Indeed, that is the next problem once we get all these aligned across
DT and ACPI. They have diverged and I prefer not to allow that anymore
by adding more divergence e.g. to support Armv9 L2-complex case. Please
consider that on top of these, I am not addressing that at the moment.
In fact I am not addressing any sched_domain topics or issues. I have made
that clear 😉.

> Also in case we stick to
> setting CONFIG_SCHED_CLUSTER=1 by default, CLS should be the default LLC
> sched domain and MC the exceptional one. Just to respect the way how the
> task scheduler removes not useful domains today.
>

Fix the cpu_clustergroup_mask or any other cpu_*group_mask as per your
taste. The topology masks are just inputs to these and will not be changed
or diverged for these reasons. Sorry if that is not helpful, but that is the
reality with sysfs exposed to the user-space.

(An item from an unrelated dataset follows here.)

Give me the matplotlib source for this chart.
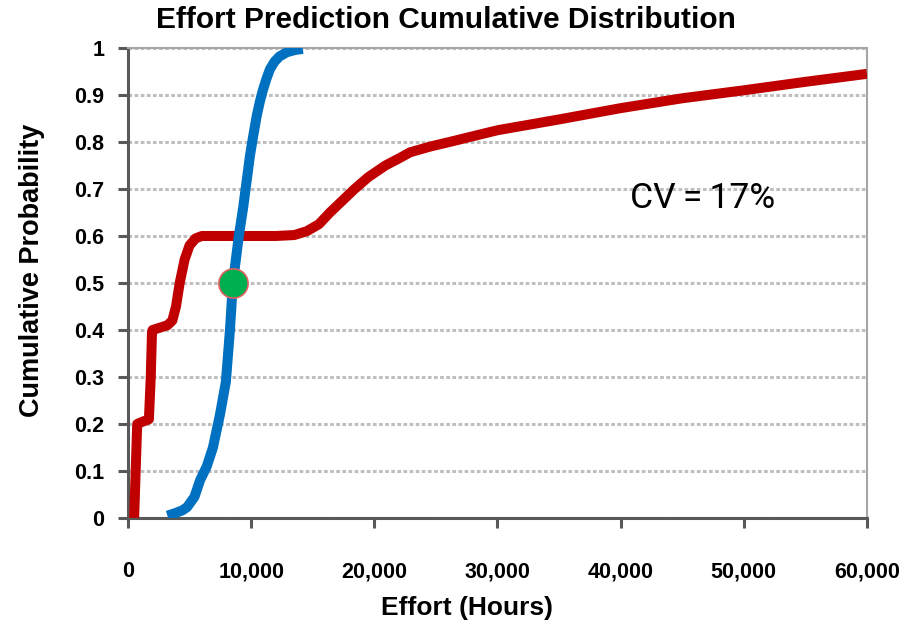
import matplotlib
matplotlib.use("Agg")
import matplotlib.pyplot as plt
import numpy as np
from matplotlib.ticker import FuncFormatter, MultipleLocator

plt.rcParams.update({"font.family": "Liberation Sans"})

# red curve: effort estimate with wide spread
red_x = np.array([500, 600, 700, 750, 1200, 1700, 1850, 1950, 2000, 2600, 3200, 3600,
                  3900, 4200, 4600, 5000, 5500, 6000, 6500, 8000, 10000, 12000, 13500,
                  14500, 15500, 16400, 17400, 18400, 19500, 20900, 22000, 22900, 24500,
                  26100, 30000, 35000, 40000, 45000, 50000, 55000, 60000])
red_y = np.array([0.0, 0.08, 0.16, 0.2, 0.205, 0.21, 0.3, 0.395, 0.4, 0.405, 0.41, 0.42,
                  0.45, 0.5, 0.55, 0.58, 0.595, 0.6, 0.6, 0.6, 0.6, 0.6, 0.602,
                  0.61, 0.625, 0.65, 0.675, 0.7, 0.725, 0.75, 0.765, 0.778, 0.79,
                  0.8, 0.825, 0.848, 0.872, 0.893, 0.91, 0.928, 0.945])

# blue curve: effort estimate with CV=17%
blue_x = np.array([3200, 3800, 4400, 4800, 5400, 5850, 6400, 6900, 7470, 7950, 8280,
                   8520, 8760, 9000, 9350, 9650, 9900, 10150, 10450, 10700, 10950,
                   11250, 11530, 11900, 12300, 12900, 13600, 14200])
blue_y = np.array([0.005, 0.01, 0.016, 0.023, 0.045, 0.08, 0.11, 0.15, 0.22, 0.29, 0.4,
                   0.5, 0.55, 0.6, 0.66, 0.72, 0.77, 0.81, 0.855, 0.885, 0.91,
                   0.935, 0.955, 0.971, 0.982, 0.991, 0.996, 0.998])

median_x = 8520
median_y = 0.5

fig = plt.figure(figsize=(9.18, 6.29), dpi=100)
ax = fig.add_axes([0.1394, 0.1765, 0.805, 0.7472])

ax.plot(red_x, red_y, color="#C00000", lw=7.2, solid_capstyle="butt",
        solid_joinstyle="round", zorder=3)
ax.plot(blue_x, blue_y, color="#0070C0", lw=7.2, solid_capstyle="butt",
        solid_joinstyle="round", zorder=3)
ax.plot(median_x, median_y, "o", ms=21, color="#00B050",
        markeredgecolor="#E06060", markeredgewidth=1.2, zorder=4)

ax.set_xlim(0, 60000)
ax.set_ylim(0, 1)
ax.xaxis.set_major_locator(MultipleLocator(10000))
ax.yaxis.set_major_locator(MultipleLocator(0.1))
ax.xaxis.set_major_formatter(FuncFormatter(lambda v, p: f"{int(v):,}"))
ax.yaxis.set_major_formatter(FuncFormatter(lambda v, p: "0" if v == 0 else ("1" if v == 1 else f"{v:.1f}")))

ax.grid(axis="y", color="#BFBFBF", linestyle=(0, (1.2, 0.8)), lw=2.2, zorder=1)
ax.set_axisbelow(True)

for side in ["left", "bottom"]:
    ax.spines[side].set_color("#595959")
    ax.spines[side].set_linewidth(2.2)
for side in ["top", "right"]:
    ax.spines[side].set_color("#A6A6A6")
    ax.spines[side].set_linewidth(1.5)

ax.tick_params(axis="both", direction="out", length=7, width=2.2, color="#595959",
               labelsize=15.5)
ax.tick_params(axis="x", pad=24)
ax.tick_params(axis="y", pad=10)
for lab in ax.get_xticklabels() + ax.get_yticklabels():
    lab.set_fontweight("bold")

ax.text(40750, 0.68, "CV\u2009=\u200917%", fontsize=25.5,
        family=["Roboto", "DejaVu Sans"], color="black", va="center", ha="left")

fig.text(446 / 918, 1 - 20 / 629, "Effort Prediction Cumulative Distribution",
         fontsize=21.5, fontweight="bold", ha="center", va="center")
fig.text(467 / 918, 1 - 608 / 629, "Effort (Hours)", fontsize=19, fontweight="bold",
         ha="center", va="center")
fig.text(32 / 918, 1 - 270 / 629, "Cumulative Probability", fontsize=19.5,
         fontweight="bold", rotation=90, ha="center", va="center")

fig.savefig("out.png", dpi=100)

> > If you are not happy with that, then how can be be happy with what is the
> > current behaviour on ACPI + and - CONFIG_SCHED_CLUSTER. I haven't got
> > your opinion yet on that matter.
>
> I guess it's clear now that ACPI + CONFIG_SCHED_CLUSTER with ``the level
> of topology above CPUs` is congruent with LLC` creates trouble to the
> scheduler. So I don't see why we should replicate this for DT. Let's
> discuss further tomorrow in person.

I see it differently. If that creates a trouble, fix that and you will not
have any issues with DT too.

--
Regards,
Sudeep